As CoinGeek reported, the Commission launched a consultation on the digital euro earlier this month, with the feedback period running from April 5 to June 14. It urged experts from the financial and payment industries to pitch in with their expectations, concerns, and recommendations on the use of a digital euro. It also opened the platform to the general public to pitch in.
As the feedback shows, Europe has a long way to go before the digital euro can receive widespread support from the people. Many of the comments expressed skepticism, fear, concern, and distrust of the central bank digital currency (CBDC), which is intended to complement the physical euro. Curiously, over half the comments are in the German language.
Europe has one of the world’s highest penetration of digital payments, with some countries like Norway only recording 4% of transactions in banknotes and coins.

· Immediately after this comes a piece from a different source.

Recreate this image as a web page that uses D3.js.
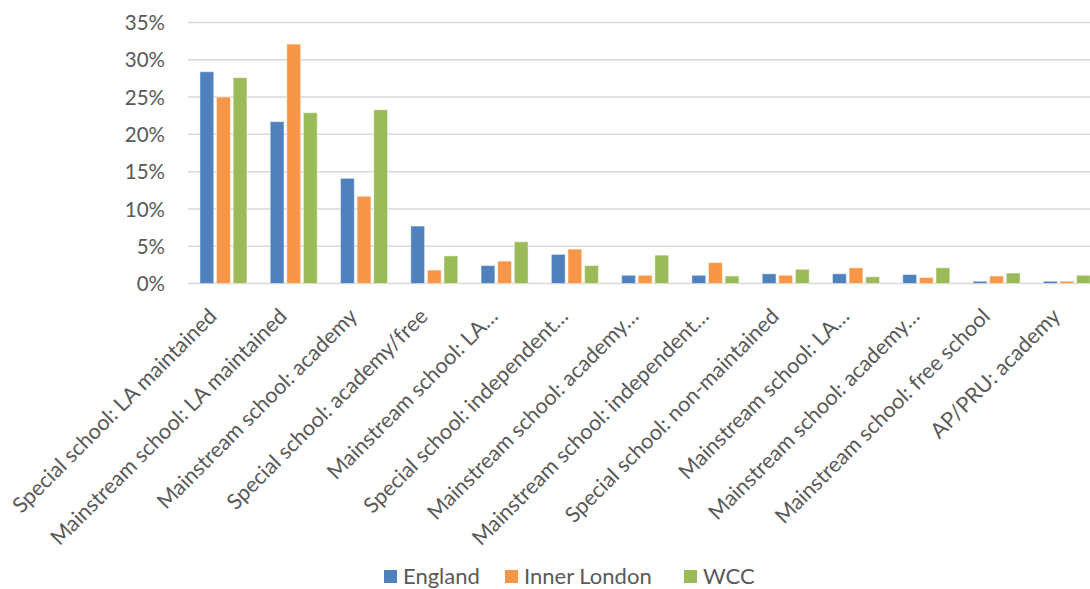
<!DOCTYPE html>
<html><head><meta charset="utf-8">
<script src="https://cdn.jsdelivr.net/npm/d3@7"></script>
<style>body{margin:0;background:#fff}svg{display:block}</style>
</head><body><svg id="c" width="1090" height="589"></svg>
<script>
const categories = ["Special school: LA maintained","Mainstream school: LA maintained","Mainstream school: academy","Special school: academy/free","Mainstream school: LA…","Special school: independent…","Mainstream school: academy…","Mainstream school: independent…","Special school: non-maintained","Mainstream school: LA…","Mainstream school: academy…","Mainstream school: free school","AP/PRU: academy"];
const seriesNames = ["England","Inner London","WCC"];
const england = [28.4,21.7,14.1,7.7,2.4,3.9,1.1,1.1,1.3,1.3,1.2,0.3,0.3];
const innerLondon = [25.0,32.1,11.7,1.8,3.0,4.6,1.1,2.8,1.1,2.1,0.8,1.0,0.3];
const wcc = [27.6,22.9,23.3,3.7,5.6,2.4,3.8,1.0,1.9,0.9,2.1,1.4,1.1];
const yTicks = [0,5,10,15,20,25,30,35];
const colors = ["#4f81bd","#f79646","#9bbb59"];
const values = [england, innerLondon, wcc];

const svg = d3.select("#c");
const font = "Lato, 'Open Sans', sans-serif";
const x0 = d3.scaleBand().domain(d3.range(categories.length)).range([188.3, 1102]).paddingInner(0).paddingOuter(0);
const y = d3.scaleLinear().domain([0,35]).range([283.5, 22.5]);

// gridlines
svg.append("g").selectAll("line").data(yTicks).join("line")
  .attr("x1",188).attr("x2",1090).attr("y1",d=>y(d)).attr("y2",d=>y(d))
  .attr("stroke","#d9d9d9").attr("stroke-width",1.5);

// y labels
const yAxis = d3.axisLeft(y).tickValues(yTicks).tickFormat(d=>d+"%").tickSize(0).tickPadding(0);
const ya = svg.append("g").attr("transform","translate(165,0)").call(yAxis);
ya.select(".domain").remove();
ya.selectAll("text").attr("font-family",font).attr("font-size",20.5).attr("fill","#595959").attr("dy","0.35em");

// bars
const bw = x0.bandwidth();
const x1 = d3.scaleBand().domain(d3.range(3)).range([bw/2-23.5, bw/2+23.5]).paddingInner(0.17);
const g = svg.append("g");
values.forEach((arr, s) => {
  g.append("g").selectAll("rect").data(arr).join("rect")
    .attr("x",(d,i)=>x0(i)+x1(s))
    .attr("width",x1.bandwidth())
    .attr("y",d=>y(d))
    .attr("height",d=>y(0)-y(d))
    .attr("fill",colors[s])
    .attr("stroke","#ffffff").attr("stroke-opacity",0.45).attr("stroke-width",1);
});

// x labels
svg.append("g").selectAll("text").data(categories).join("text")
  .attr("transform",(d,i)=>`translate(${x0(i)+bw/2-16},${307}) rotate(-45)`)
  .attr("text-anchor","end").attr("dy","0.7em")
  .attr("font-family",font).attr("font-size",21.5).attr("fill","#595959")
  .text(d=>d);

// legend
const legX = [384,505,684];
const leg = svg.append("g").selectAll("g").data(seriesNames).join("g")
  .attr("transform",(d,i)=>`translate(${legX[i]},570)`);
leg.append("rect").attr("width",13).attr("height",13).attr("fill",(d,i)=>colors[i]);
leg.append("text").attr("x",19).attr("y",14).attr("font-family",font).attr("font-size",22).attr("fill","#595959").text(d=>d);
</script></body></html>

However, many of the comments favored keeping cash as the payment method of choice.
“…it is essential to keep [the] fundamental human right to be offline, which at financial market means to be able to pay cash,” one Czech Republic national commented, describing the digital euro as “Matrixation,” in reference to the renowned film in which humans are in an eternal face-off with machines.
Over two-thirds of payments are cashless in the Czech Republic, watering down the comment even further. But the Matrix comment isn’t an outlier. Many who submitted feedback were worried about losing access to cash, pointing to a deficiency in understanding exactly how the digital euro will work.

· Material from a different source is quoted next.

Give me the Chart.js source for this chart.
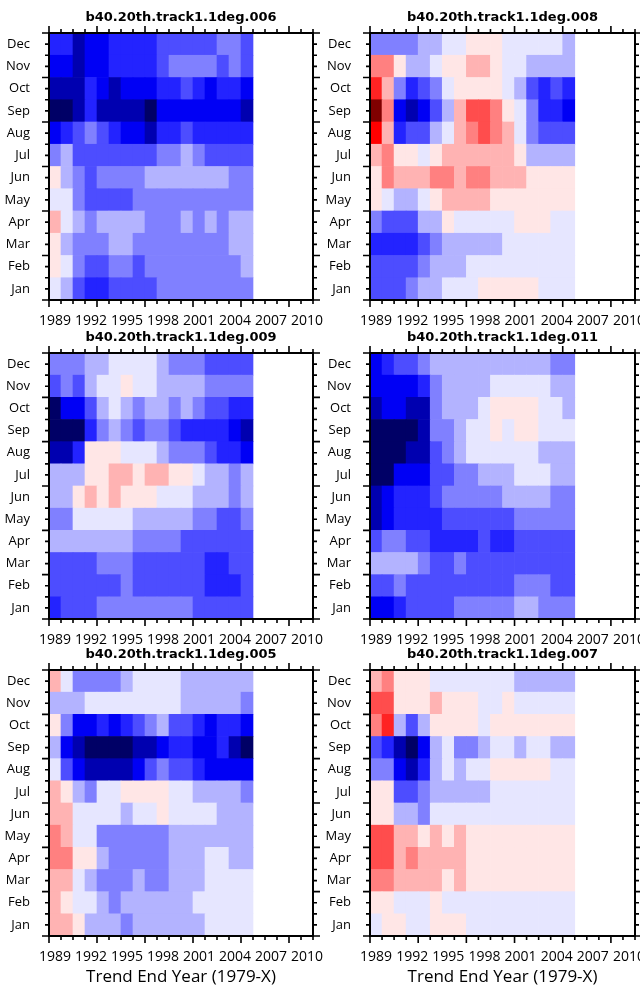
<!DOCTYPE html>
<html>
<head>
<meta charset="utf-8">
<script src="https://cdn.jsdelivr.net/npm/chart.js@4.4.1/dist/chart.umd.min.js"></script>
<style>
  html, body { margin: 0; padding: 0; background: #fff; overflow: hidden; }
  #wrap { position: relative; width: 640px; height: 985px; }
  #wrap canvas { position: absolute; }
</style>
</head>
<body>
<div id="wrap"></div>
<script>
// trend end years on the x axis (data runs 1989-2005)
const years = ['1989','1990','1991','1992','1993','1994','1995','1996','1997','1998','1999',
               '2000','2001','2002','2003','2004','2005','2006','2007','2008','2009','2010'];
const months = ['Jan','Feb','Mar','Apr','May','Jun','Jul','Aug','Sep','Oct','Nov','Dec'];

// trend level per month (rows Jan..Dec), per end year 1989..2005
// negative = blue, positive = red
const run006 = [
  [-1,-2,-4,-5,-5,-4,-4,-4,-4,-3,-3,-3,-3,-3,-3,-3,-3],
  [1,-1,-3,-4,-4,-3,-3,-4,-3,-3,-3,-3,-3,-3,-3,-3,-2],
  [1,-2,-3,-3,-3,-2,-2,-3,-3,-3,-3,-3,-3,-3,-3,-2,-2],
  [2,-1,-2,-3,-2,-2,-2,-2,-3,-3,-3,-2,-3,-2,-3,-2,-2],
  [-1,-1,-3,-4,-4,-4,-4,-3,-3,-3,-3,-3,-3,-3,-3,-3,-3],
  [1,-2,-3,-4,-3,-3,-3,-3,-2,-2,-2,-2,-2,-2,-2,-3,-3],
  [-3,-2,-4,-4,-4,-4,-4,-4,-4,-3,-3,-2,-3,-4,-4,-4,-4],
  [-6,-5,-4,-3,-4,-5,-6,-6,-7,-5,-5,-4,-5,-5,-5,-5,-5],
  [-8,-8,-7,-5,-7,-7,-7,-7,-8,-6,-6,-6,-6,-6,-6,-6,-7],
  [-7,-7,-7,-5,-6,-7,-6,-6,-6,-5,-5,-4,-5,-6,-5,-5,-6],
  [-6,-6,-7,-6,-6,-5,-5,-5,-5,-4,-3,-3,-3,-3,-4,-3,-4],
  [-5,-5,-7,-6,-6,-5,-5,-5,-5,-4,-4,-4,-4,-4,-3,-3,-4]
];
const run008 = [
  [-4,-4,-4,-3,-2,-2,-1,-1,-1,1,1,1,1,1,-1,-1,-1],
  [-4,-4,-4,-4,-3,-2,-2,-2,-1,-1,-1,-1,-1,-1,-1,-1,-1],
  [-5,-5,-5,-5,-4,-3,-2,-2,-2,-2,-2,-1,-1,-1,-1,-1,-1],
  [-3,-4,-4,-4,-2,-2,1,-1,-1,-1,-1,-1,1,1,1,-1,-1],
  [1,-1,-2,-2,-1,1,2,2,2,2,1,1,1,1,1,1,1],
  [1,3,2,2,2,3,3,2,3,3,2,2,2,1,1,1,1],
  [2,3,1,1,-1,1,2,2,2,2,2,2,1,-2,-2,-2,-2],
  [6,2,-5,-4,-4,-2,-1,2,3,4,3,2,-1,-3,-4,-4,-4],
  [7,3,-6,-7,-6,-4,-2,2,4,4,3,1,-1,-3,-5,-5,-6],
  [5,2,-3,-5,-4,-3,-1,1,1,1,1,-1,-2,-4,-5,-4,-5],
  [3,3,1,-2,-2,-1,1,1,2,2,1,-1,-1,-2,-2,-2,-2],
  [-3,-3,-3,-3,-2,-2,-1,-1,1,1,1,-1,-1,-1,-1,-1,-2]
];
const run009 = [
  [-5,-4,-4,-4,-3,-3,-3,-3,-3,-3,-3,-3,-4,-4,-4,-4,-4],
  [-4,-4,-4,-4,-4,-4,-3,-4,-4,-4,-4,-4,-4,-5,-5,-5,-4],
  [-4,-4,-4,-4,-3,-3,-3,-4,-4,-4,-4,-4,-4,-5,-5,-4,-4],
  [-2,-2,-2,-2,-2,-2,-2,-3,-3,-3,-3,-4,-4,-4,-4,-4,-4],
  [-3,-3,-1,-1,-1,-1,-1,-2,-2,-2,-2,-2,-3,-3,-4,-4,-3],
  [-2,-2,1,2,1,2,1,1,1,-1,-1,-1,-2,-2,-2,-3,-2],
  [-2,-2,-2,1,1,2,2,1,2,2,1,1,-1,-2,-2,-3,-2],
  [-7,-7,-5,1,1,1,-1,-1,-1,-2,-3,-3,-3,-4,-5,-5,-6],
  [-8,-8,-8,-5,-3,-2,-3,-4,-3,-3,-4,-5,-5,-5,-5,-6,-7],
  [-8,-6,-6,-4,-2,-1,-2,-3,-2,-2,-3,-2,-3,-4,-4,-5,-5],
  [-4,-3,-4,-2,-1,-1,1,-1,-1,-2,-2,-2,-2,-3,-3,-3,-3],
  [-3,-3,-3,-2,-2,-1,-1,-1,-1,-2,-3,-3,-3,-4,-4,-4,-4]
];
const run011 = [
  [-6,-6,-5,-4,-4,-4,-4,-3,-3,-3,-3,-3,-2,-2,-3,-3,-3],
  [-4,-4,-3,-4,-4,-4,-4,-4,-4,-4,-4,-4,-3,-3,-3,-4,-4],
  [-2,-2,-2,-2,-3,-4,-4,-3,-4,-4,-4,-4,-4,-4,-4,-4,-4],
  [-4,-3,-3,-4,-4,-5,-5,-5,-5,-4,-5,-5,-4,-4,-4,-4,-4],
  [-7,-6,-5,-5,-5,-5,-4,-4,-4,-4,-4,-4,-3,-3,-3,-3,-3],
  [-7,-6,-5,-5,-5,-4,-3,-3,-3,-3,-3,-2,-2,-2,-2,-3,-3],
  [-8,-8,-6,-6,-6,-4,-4,-3,-3,-2,-2,-2,-1,-1,-1,-2,-2],
  [-8,-8,-8,-7,-7,-4,-3,-2,-1,-1,-1,-1,-1,-1,-2,-2,-2],
  [-8,-8,-8,-8,-7,-3,-3,-2,-1,-1,1,-1,1,1,-1,-1,-1],
  [-7,-6,-6,-7,-7,-3,-2,-2,-2,-1,1,1,1,1,-1,-1,-2],
  [-6,-6,-6,-6,-5,-3,-2,-2,-2,-2,-1,-1,-1,-1,-1,-2,-2],
  [-6,-5,-4,-4,-3,-2,-2,-2,-2,-2,-2,-2,-2,-2,-2,-3,-3]
];
const run005 = [
  [2,2,1,-2,-2,-2,-3,-2,-2,-2,-2,-2,-2,-1,-1,-1,-1],
  [2,1,-1,-1,-2,-3,-2,-2,-2,-2,-2,-2,-1,-1,-1,-1,-1],
  [2,2,-1,-2,-3,-3,-3,-2,-3,-3,-2,-2,-2,-1,-1,-1,-1],
  [3,3,1,1,-2,-3,-3,-3,-3,-3,-2,-2,-2,-1,-1,-2,-2],
  [3,2,-1,-1,-3,-3,-3,-3,-3,-3,-2,-2,-2,-2,-2,-2,-2],
  [2,2,-1,-1,-1,-1,-2,-1,-1,1,-1,-1,-1,-1,-2,-2,-2],
  [2,1,-2,-3,-1,-1,1,1,1,1,-1,-1,-2,-2,-2,-2,-3],
  [-1,-4,-6,-7,-7,-7,-7,-6,-4,-3,-4,-4,-5,-6,-6,-6,-6],
  [-2,-6,-7,-8,-8,-8,-8,-7,-7,-6,-5,-5,-6,-6,-5,-7,-8],
  [1,-3,-6,-6,-5,-6,-5,-4,-3,-2,-4,-4,-5,-6,-5,-5,-6],
  [-2,-2,-2,-1,-1,-1,-1,-1,-1,-1,-1,-2,-2,-2,-2,-2,-3],
  [2,-1,-3,-3,-3,-3,-2,-1,-1,-1,-1,-2,-2,-2,-2,-2,-2]
];
const run007 = [
  [-1,1,1,-1,-1,1,1,1,-1,-1,-1,-1,-1,-1,-1,-1,-1],
  [1,1,-1,-1,-1,1,-1,-1,-1,-1,-1,-1,-1,-1,-1,-1,-1],
  [3,3,2,2,2,2,1,2,1,1,1,1,1,1,1,1,1],
  [4,4,2,3,2,2,2,2,1,1,1,1,1,1,1,1,1],
  [4,4,2,2,1,2,1,2,1,1,1,1,1,1,1,1,1],
  [1,1,-2,-2,-3,-1,-1,-1,-1,-1,-1,-1,-1,-1,-1,-1,-1],
  [1,1,-4,-4,-3,-2,-2,-2,-2,-2,-1,-1,-1,-1,-1,-1,-1],
  [-3,-3,-6,-7,-5,-2,-1,-2,-1,-1,1,1,1,1,1,-1,-1],
  [-4,-5,-7,-8,-6,-2,-1,-3,-3,-2,-1,-1,-2,-1,-1,-2,-2],
  [3,5,-2,-4,-2,1,1,1,1,-1,1,1,1,1,1,1,1],
  [4,4,1,1,1,2,1,1,1,-1,-1,1,-1,-1,-1,-1,-1],
  [2,3,1,1,1,-1,-1,-1,-1,-1,-1,-1,-2,-2,-2,-2,-2]
];

const titles = ['b40.20th.track1.1deg.006', 'b40.20th.track1.1deg.008',
                'b40.20th.track1.1deg.009', 'b40.20th.track1.1deg.011',
                'b40.20th.track1.1deg.005', 'b40.20th.track1.1deg.007'];
const grids = [run006, run008, run009, run011, run005, run007];

const palette = {
  '-8': '#000066', '-7': '#0000b0', '-6': '#0000f5', '-5': '#2323ff',
  '-4': '#4d4dff', '-3': '#8080ff', '-2': '#b3b3ff', '-1': '#e6e6ff',
  '1': '#ffe6e6', '2': '#ffb3b3', '3': '#ff8080', '4': '#ff4d4d',
  '5': '#ff2323', '6': '#ff0000', '7': '#800000'
};

// canvas boxes: left, top, width, height, y-axis width, right pad, x-axis height
const boxes = [
  { l: 0,   t: 5,   w: 330, h: 325, yw: 49, pr: 17, xh: 30 },
  { l: 320, t: 5,   w: 320, h: 325, yw: 50, pr: 5,  xh: 30 },
  { l: 0,   t: 325, w: 330, h: 324, yw: 49, pr: 17, xh: 30 },
  { l: 320, t: 325, w: 320, h: 324, yw: 50, pr: 5,  xh: 30 },
  { l: 0,   t: 642, w: 330, h: 344, yw: 49, pr: 17, xh: 50 },
  { l: 320, t: 642, w: 320, h: 344, yw: 50, pr: 5,  xh: 50 }
];

const frameTicks = {
  id: 'frameTicks',
  afterDraw(chart) {
    const ctx = chart.ctx;
    const { left, right, top, bottom } = chart.chartArea;
    const xs = chart.scales.x, ys = chart.scales.y;
    ctx.save();
    ctx.strokeStyle = '#000';
    ctx.lineWidth = 1.6;
    ctx.beginPath();
    for (let i = 0; i <= years.length; i++) {
      const px = xs.getPixelForDecimal(i / years.length);
      const len = i % 4 === 0 ? 7 : 4;
      ctx.moveTo(px, bottom); ctx.lineTo(px, bottom + len);
      ctx.moveTo(px, top); ctx.lineTo(px, top - len);
    }
    for (let k = 0; k <= months.length * 2; k++) {
      const py = ys.getPixelForValue(k / 2);
      const len = k % 4 === 0 ? 7 : 4;
      ctx.moveTo(left, py); ctx.lineTo(left - len, py);
      ctx.moveTo(right, py); ctx.lineTo(right + len, py);
    }
    ctx.stroke();
    ctx.lineWidth = 2;
    ctx.strokeRect(left, top, right - left, bottom - top);
    ctx.restore();
  }
};

const wrap = document.getElementById('wrap');

grids.forEach((grid, p) => {
  const b = boxes[p];
  const cv = document.createElement('canvas');
  cv.width = b.w; cv.height = b.h;
  cv.style.left = b.l + 'px'; cv.style.top = b.t + 'px';
  cv.style.width = b.w + 'px'; cv.style.height = b.h + 'px';
  wrap.appendChild(cv);

  const datasets = months.map((m, i) => ({
    label: m,
    data: grid[i].map(v => (v === null ? null : [i, i + 1])),
    backgroundColor: grid[i].map(v => palette[String(v)]),
    borderWidth: 0,
    barPercentage: 1,
    categoryPercentage: 1,
    grouped: false
  }));

  const bottomRow = p >= 4;

  new Chart(cv, {
    type: 'bar',
    data: { labels: years, datasets },
    options: {
      responsive: false,
      animation: false,
      layout: { padding: { left: 0, right: b.pr, top: 0, bottom: 0 } },
      plugins: {
        legend: { display: false },
        tooltip: { enabled: false },
        title: {
          display: true,
          text: titles[p],
          fullSize: false,
          color: '#000',
          font: { family: 'DejaVu Sans', size: 13, weight: 'bold', lineHeight: 1.2 },
          padding: { top: 4.7, bottom: 7.7 }
        }
      },
      scales: {
        x: {
          type: 'category',
          offset: true,
          grid: { display: false },
          border: { display: false },
          ticks: {
            autoSkip: false,
            maxRotation: 0,
            padding: 4.6,
            color: '#000',
            font: { family: 'Open Sans', size: 14 },
            callback: (v, i) => (i % 3 === 0 ? years[i] : '')
          },
          title: {
            display: bottomRow,
            text: 'Trend End Year (1979-X)',
            color: '#000',
            font: { family: 'Open Sans', size: 17, lineHeight: 1 },
            padding: { top: 0, bottom: 0 }
          },
          afterFit(scale) {
            scale.height = b.xh;
            scale.paddingLeft = 0;
            scale.paddingRight = 0;
          }
        },
        y: {
          type: 'linear',
          min: 0,
          max: 12,
          grid: { display: false },
          border: { display: false },
          afterBuildTicks(scale) {
            scale.ticks = months.map((m, i) => ({ value: i + 0.5 }));
          },
          ticks: {
            autoSkip: false,
            padding: 11,
            color: '#000',
            font: { family: 'Open Sans', size: 13 },
            callback: v => months[Math.floor(v)]
          },
          afterFit(scale) {
            scale.width = b.yw;
            scale.paddingTop = 0;
            scale.paddingBottom = 0;
          }
        }
      }
    },
    plugins: [frameTicks]
  });
});
</script>
</body>
</html>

According to the European Central Bank (ECB), the digital euro will not replace cash but rather complement it. “The Eurosystem will continue to ensure that all citizens across the euro area have access to cash,” ECB adds.
Not everyone who opposes the digital euro is doing it because they prefer cash. In fact, many have no problem with the CBDC itself. Instead, it’s the authorities that will administer it they have little trust in.

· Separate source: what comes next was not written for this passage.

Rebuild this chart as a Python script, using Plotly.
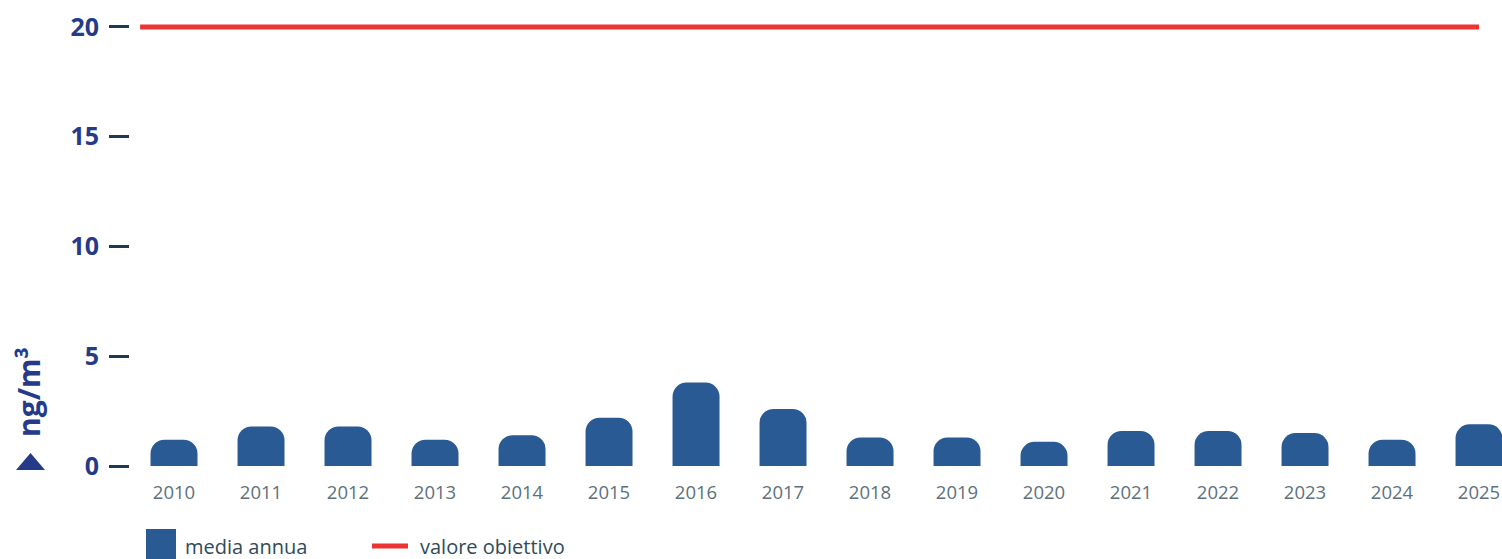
import plotly.graph_objects as go

# annual means (ng/m3)
years = [2010, 2011, 2012, 2013, 2014, 2015, 2016, 2017,
         2018, 2019, 2020, 2021, 2022, 2023, 2024, 2025]
media_annua = [1.2, 1.8, 1.8, 1.2, 1.4, 2.2, 3.8, 2.6,
               1.3, 1.3, 1.1, 1.6, 1.6, 1.5, 1.2, 1.9]
valore_obiettivo = 20
y_ticks = [0, 5, 10, 15, 20]

BLUE = '#295a93'
RED = '#ec3432'
NAVY = '#263a8a'
GREY = '#5d717c'

W, H = 1502, 559
L, B, T = 130, 93, 5
PW, PH = W - L, H - B - T


def px(x):  # pixel -> paper x
    return (x - L) / PW


def py(y):  # pixel -> paper y
    return (H - B - y) / PH


fig = go.Figure()

fig.add_trace(go.Bar(
    x=years, y=media_annua,
    width=0.54,
    marker=dict(color=BLUE, cornerradius=14, line_width=0),
    name='media annua', showlegend=False, hoverinfo='x+y'))

fig.add_trace(go.Scatter(
    x=[years[0] - 0.39, years[-1]], y=[valore_obiettivo, valore_obiettivo],
    mode='lines', line=dict(color=RED, width=5),
    name='valore obiettivo', showlegend=False))

fig.update_layout(
    width=W, height=H,
    margin=dict(l=L, r=0, t=T, b=B),
    paper_bgcolor='white', plot_bgcolor='white',
    font=dict(family='Open Sans'),
    xaxis=dict(
        range=[2009.494, 2025.264],
        tickmode='array', tickvals=years, ticktext=[str(y) for y in years],
        showgrid=False, zeroline=False, showline=False,
        ticks='outside', ticklen=10, tickcolor='rgba(0,0,0,0)',
        tickfont=dict(size=18.5, color=GREY, family='Open Sans')),
    yaxis=dict(
        range=[0, 21],
        tickmode='array', tickvals=y_ticks,
        showgrid=False, zeroline=False, showline=False,
        ticks='outside', ticklen=20, tickwidth=3, tickcolor='#1e3a52',
        ticklabelstandoff=5,
        tickfont=dict(size=25, color=NAVY, family='Open Sans', weight='bold')),
)

# y axis title with arrow
fig.add_annotation(
    xref='paper', yref='paper',
    x=px(28), y=py(392), xanchor='center', yanchor='middle',
    text='<b>ng/m³</b>', textangle=-90, showarrow=False,
    font=dict(size=30, color=NAVY, family='Open Sans'))
fig.add_shape(
    type='path', xref='paper', yref='paper',
    path=f'M {px(16)} {py(470)} L {px(45)} {py(470)} L {px(30.5)} {py(453)} Z',
    fillcolor=NAVY, line_width=0)

# legend drawn below the plot
fig.add_shape(type='rect', xref='paper', yref='paper',
              x0=px(146), x1=px(176), y0=py(559), y1=py(529),
              fillcolor=BLUE, line_width=0)
fig.add_annotation(xref='paper', yref='paper',
                   x=px(183), y=py(546),
                   xanchor='left', yanchor='middle', showarrow=False,
                   text='media annua',
                   font=dict(size=20, color='#2e4b5a', family='Open Sans'))
fig.add_shape(type='line', xref='paper', yref='paper',
              x0=px(372), x1=px(408), y0=py(546), y1=py(546),
              line=dict(color=RED, width=5))
fig.add_annotation(xref='paper', yref='paper',
                   x=px(418), y=py(546),
                   xanchor='left', yanchor='middle', showarrow=False,
                   text='valore obiettivo',
                   font=dict(size=20, color='#2e4b5a', family='Open Sans'))

fig.write_html('out.html', config={'displayModeBar': False},
               post_script="document.body.style.margin='0';")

One anonymous comment, which was submitted in German, relayed this distrust, stating: “So what is CBDC for […] even more surveillance, prevention of bank runs, addiction and the consequent enslavement of mankind?”
State surveillance through a CBDC has been a constant concern globally. Privacy activists have claimed that the government will now be able to monitor every single payment a citizen makes, equipping it with unprecedented data on spending habits and, consequently, their lifestyle, political leanings, and more.
China has been a target of such attacks the most. The digital yuan, whose development is at a much more advanced stage than the digital euro, has been said to be an effective tool for the country’s ruling party to have an even bigger stranglehold over its people.
Euro users will be entitled to some level of privacy, with the Irish Finance Minister previously commenting, “A risk-based approach could be followed allowing for more privacy for less risky and smaller transactions and vice versa.”
This has done little to assuage the doubts of many who submitted their feedback. “Nobody should know where I invest money, what products I am buying. The introduction of the digital euro is the complete loss of the liberty and the start of the total control,” one comment read.